AHAIC 2025: Five communications takeaways shaping the future of African health
By Emily Carter, Account Director, McCann Global Health
In early March, I attended the Africa Health Agenda International Conference (AHAIC), the continent’s largest health and development gathering. Convened by AMREF Health Africa with partners including Rwanda’s Ministry of Health, WHO, Africa CDC and the African Union, it brought together nearly 2,000 participants in Kigali for four days of sessions, strategy, and yes, even organized walks. At AHAIC, we walk the talk.
Africa’s health future is being written by Africans
As external aid shifts, highlighted by the suspension of USAID funding, the message was clear: "Don’t agonize, organize!" The momentum is shifting from "health for Africa" to "health by Africa."
Localization was a central theme, with calls for African-led solutions, community-driven planning, and local innovation and pharmaceutical manufacturing. Healthcare campaigns need to be co-created with local partners, informed by local insights and amplified by trusted voices, including community health workers, youth, mothers, chiefs and religious leaders.
We must invest in prevention
Across sessions on primary care, vaccines and non-communicable diseases (NCDs), one message rang out: prevention yields the greatest return. That includes investing in primary health care, vaccines, nutrition and clean water.

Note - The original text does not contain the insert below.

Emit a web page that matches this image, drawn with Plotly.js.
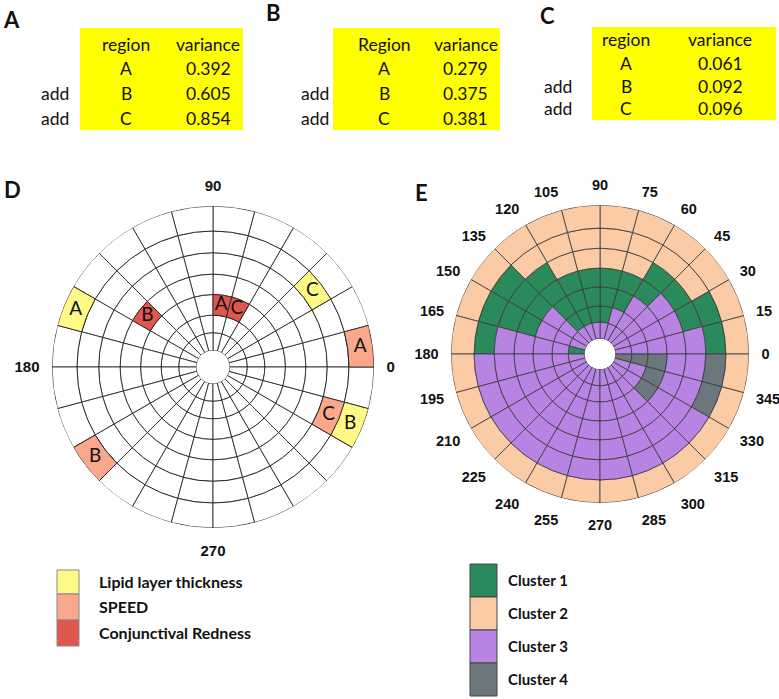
<!DOCTYPE html>
<html><head><meta charset="utf-8">
<script src="https://cdn.plot.ly/plotly-3.0.1.min.js"></script>
<style>html,body{margin:0;padding:0;background:#fff}#chart{width:779px;height:699px}</style>
</head><body><div id="chart"></div>
<script>
// ---------- Tables A, B, C ----------
const tableRegions = ['A', 'B', 'C'];
const rowPrefixes = ['', 'add', 'add'];
const headerA = ['region', 'variance'];
const headerB = ['Region', 'variance'];
const headerC = ['region', 'variance'];
const varianceA = ['0.392', '0.605', '0.854'];
const varianceB = ['0.279', '0.375', '0.381'];
const varianceC = ['0.061', '0.092', '0.096'];

// ---------- Panel D ----------
const dMeasures = ['Lipid layer thickness', 'SPEED', 'Conjunctival Redness'];
const dColors = ['#FFF986', '#FBA78B', '#E0574F'];
const dCellMeasure = ['Lipid layer thickness', 'Lipid layer thickness', 'Lipid layer thickness',
                      'SPEED', 'SPEED', 'SPEED',
                      'Conjunctival Redness', 'Conjunctival Redness', 'Conjunctival Redness'];
const dCellRegion = ['A', 'B', 'C', 'A', 'B', 'C', 'A', 'B', 'C'];
const dCellSector = [150, 330, 30, 0, 210, 330, 75, 135, 60];   // sector start angle (deg)
const dCellRing = [7, 7, 6, 7, 7, 6, 3, 4, 3];                  // ring index, 1 = innermost
const dAxisLabels = [0, 90, 180, 270];

// ---------- Panel E ----------
const eClusterNames = ['Cluster 1', 'Cluster 2', 'Cluster 3', 'Cluster 4'];
const eColors = ['#2A8A5B', '#FBCBA6', '#B784E4', '#6B767D'];
const eSectorStart = [0, 15, 30, 45, 60, 75, 90, 105, 120, 135, 150, 165,
                      180, 195, 210, 225, 240, 255, 270, 285, 300, 315, 330, 345];
// cluster of each cell: one row per sector, rings from innermost (1) to outermost (7)
const eCells = [
  [3,3,3,3,3,1,2], [3,3,3,3,1,1,2], [3,3,3,3,1,2,2], [3,3,3,1,1,2,2],
  [3,3,1,1,2,2,2], [3,1,1,1,2,2,2], [3,1,1,1,2,2,2], [3,1,1,1,2,2,2],
  [3,1,1,1,1,2,2], [3,3,3,1,1,1,2], [3,3,3,1,1,1,2], [1,3,3,3,3,1,2],
  [3,3,3,3,3,3,2], [3,3,3,3,3,3,2], [3,3,3,3,3,3,2], [3,3,3,3,3,3,2],
  [3,3,3,3,3,3,2], [3,3,3,3,3,3,2], [3,3,3,3,3,3,2], [3,3,3,3,3,3,2],
  [3,3,3,3,3,3,2], [3,3,4,3,3,3,2], [3,3,4,3,3,4,2], [4,4,4,3,3,4,2]
];
const eAxisLabels = eSectorStart;

// ---------- grid structure (fraction of outer radius) ----------
const sectorWidth = 15;
const ringEdges = [0.103, 0.213, 0.322, 0.45, 0.577, 0.71, 0.845, 1.0];
const nSectors = 24;

const W = 779, H = 699;
const px = x => x / W;
const py = y => 1 - y / H;

function cellTrace(subplot, sectors, rings, color, lineColor, lineW) {
  return {
    type: 'barpolar', subplot: subplot,
    theta: sectors.map(s => s + sectorWidth / 2),
    base: rings.map(k => ringEdges[k - 1]),
    r: rings.map(k => ringEdges[k] - ringEdges[k - 1]),
    width: sectors.map(() => sectorWidth),
    marker: {color: color, line: {color: lineColor, width: lineW}},
    hoverinfo: 'skip', showlegend: false
  };
}

const traces = [];
// D grid (white cells)
{
  const s = [], k = [];
  for (let i = 0; i < nSectors; i++) for (let j = 1; j < ringEdges.length; j++) { s.push(i * sectorWidth); k.push(j); }
  traces.push(cellTrace('polar', s, k, '#FFFFFF', '#222', 0.85));
}
// D coloured cells
dMeasures.forEach((m, mi) => {
  const idx = dCellMeasure.map((v, i) => v === m ? i : -1).filter(i => i >= 0);
  traces.push(cellTrace('polar', idx.map(i => dCellSector[i]), idx.map(i => dCellRing[i]), dColors[mi], '#222', 0.85));
});
// D cell letters
traces.push({
  type: 'scatterpolar', subplot: 'polar', mode: 'text',
  theta: dCellSector.map(s => s + sectorWidth / 2),
  r: dCellRing.map(k => (ringEdges[k - 1] + ringEdges[k]) / 2),
  text: dCellRegion,
  textfont: {family: 'Lato, "Open Sans", sans-serif', size: 19, color: '#111'},
  hoverinfo: 'skip', showlegend: false
});
// E cells by cluster
eClusterNames.forEach((c, ci) => {
  const s = [], k = [];
  eCells.forEach((row, si) => row.forEach((v, ri) => { if (v === ci + 1) { s.push(eSectorStart[si]); k.push(ri + 1); } }));
  traces.push(cellTrace('polar2', s, k, eColors[ci], '#3a3a3a', 0.8));
});

function polarLayout(cx, cy, R, labels, fontSize) {
  return {
    domain: {x: [px(cx - R), px(cx + R)], y: [py(cy + R), py(cy - R)]},
    hole: ringEdges[0], bgcolor: 'rgba(0,0,0,0)',
    barmode: 'overlay', bargap: 0,
    radialaxis: {range: [ringEdges[0], 1], showgrid: false, showline: false, showticklabels: false, ticks: ''},
    angularaxis: {
      rotation: 0, direction: 'counterclockwise',
      tickmode: 'array', tickvals: labels, ticktext: labels.map(String),
      showgrid: false, showline: false,
      ticks: 'outside', ticklen: 9, tickcolor: 'rgba(0,0,0,0)',
      tickfont: {family: '"Liberation Sans", Arial, sans-serif', size: fontSize, color: '#111', weight: 'bold'}
    }
  };
}

const annotations = [];
const shapes = [];
const txtFont = {family: 'Lato, "Open Sans", sans-serif', size: 17.5, color: '#111'};
const boldFontD = {family: 'Lato, "Open Sans", sans-serif', size: 16, color: '#111', weight: 'bold'};
const boldFontE = {family: 'Lato, "Open Sans", sans-serif', size: 15, color: '#111', weight: 'bold'};
const letterFont = {family: 'Lato, "Open Sans", sans-serif', size: 22, color: '#111', weight: 'bold'};

function ann(x, y, text, font, xanchor) {
  annotations.push({xref: 'paper', yref: 'paper', x: px(x), y: py(y), text: text, showarrow: false,
    font: font, xanchor: xanchor || 'center', yanchor: 'middle'});
}

// tables
const tables = [
  {box: [80, 28, 243, 130], cols: [55, 126, 208], rows: [44, 68, 94, 119], header: headerA, vals: varianceA},
  {box: [333, 28, 500, 130], cols: [315, 384, 466], rows: [44, 68, 94, 119], header: headerB, vals: varianceB},
  {box: [592, 27, 776, 120], cols: [558, 626, 720], rows: [40, 63, 86, 109], header: headerC, vals: varianceC}
];
tables.forEach(t => {
  shapes.push({type: 'rect', xref: 'paper', yref: 'paper', x0: px(t.box[0]), x1: px(t.box[2]), y0: py(t.box[3]), y1: py(t.box[1]),
    fillcolor: '#FFFF00', line: {width: 0}, layer: 'below'});
  ann(t.cols[1], t.rows[0], t.header[0], txtFont);
  ann(t.cols[2], t.rows[0], t.header[1], txtFont);
  tableRegions.forEach((r, i) => {
    if (rowPrefixes[i]) ann(t.cols[0], t.rows[i + 1], rowPrefixes[i], txtFont);
    ann(t.cols[1], t.rows[i + 1], r, txtFont);
    ann(t.cols[2], t.rows[i + 1], t.vals[i], txtFont);
  });
});

// panel letters
ann(11, 19, 'A', letterFont); ann(273, 12, 'B', letterFont); ann(547, 16, 'C', letterFont);
ann(12, 189, 'D', letterFont); ann(421, 192, 'E', letterFont);

// legend D
const dLegY = [570, 594, 620, 646];
dMeasures.forEach((m, i) => {
  shapes.push({type: 'rect', xref: 'paper', yref: 'paper', x0: px(57), x1: px(79), y0: py(dLegY[i + 1]), y1: py(dLegY[i]),
    fillcolor: dColors[i], line: {color: '#888', width: 1}});
  ann(97, (dLegY[i] + dLegY[i + 1]) / 2 - 1, m, boldFontD, 'left');
});
// legend E
const eLegY = [564, 597, 630, 663, 696];
eClusterNames.forEach((c, i) => {
  shapes.push({type: 'rect', xref: 'paper', yref: 'paper', x0: px(470), x1: px(497), y0: py(eLegY[i + 1]), y1: py(eLegY[i]),
    fillcolor: eColors[i], line: {color: '#444', width: 1}});
  ann(506, (eLegY[i] + eLegY[i + 1]) / 2 - 1, c, boldFontE, 'left');
});

const layout = {
  width: W, height: H, margin: {l: 0, r: 0, t: 0, b: 0},
  paper_bgcolor: '#fff', showlegend: false,
  polar: polarLayout(213, 367, 161, dAxisLabels, 15),
  polar2: polarLayout(600, 354, 149, eAxisLabels, 14.5),
  annotations: annotations, shapes: shapes
};
Plotly.newPlot('chart', traces, layout, {staticPlot: true});
</script></body></html>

Marketers have a key role to play in driving prevention narratives. Messaging around screenings, healthy living and immunizations must be bold, constant and tailored to diverse audiences. New tools, like Serum’s malaria and meningitis vaccines, offer hope, but rollout will require strong communication, especially as global funding tightens.
NCDs: A growing health threat
NCDs now account for 37% of deaths across Africa.1 By 2045, 75% of adults with diabetes will live in low- and middle-income countries.2 Pharmaceutical companies and their charitable foundations are stepping in. The Novo Nordisk Foundation is expanding work on diabetes and metabolic health, focusing on human resources in health, while Roche is working with partners to increase access to breast and cervical cancer screening and treatment. Communications must support these efforts by bringing the human story to the forefront. We must create campaigns that humanize data, spotlight survivors and break down stigma, especially around cancer and mental health. NCDs will take center stage at the United Nations General Assembly this fall, and we urgently need this momentum and focus.
Health tech and AI offer tremendous opportunity for Africa, but equity remains an issue
Innovation is accelerating, from AI diagnostics to drone deliveries, but a plenary poll revealed many still distrust "Made in Africa" health solutions. As communicators, we must shift this narrative and elevate the real impact of African innovation: faster care, broader access and locally built tools. Rwanda, for instance, has just 15 radiologists. The Minister of Health noted that AI can help them better serve 14 million people by rapidly analyzing medical images and prioritizing urgent cases, one example of the potential of tech to close care gaps.
Meanwhile, Africa holds the richest genetic diversity on the planet, yet less than 3% of global genomic data is African. Roche’s African Genomics Program, set to sequence over 50,000 African genomes, is helping close this gap.
Climate change is a health agenda
Two-thirds of health-climate indicators are at record highs, according to Dr. Marina Romanello of the Lancet Countdown, who spoke about the urgent need for systems to adapt during a plenary session. Communications must make the crisis tangible and help drive action. That means turning abstract data into relatable stories: what air pollution means for a mother in Nairobi, or how extreme heat affects daily life. Communicators must frame climate not just as an environmental concern, but a pressing health emergency.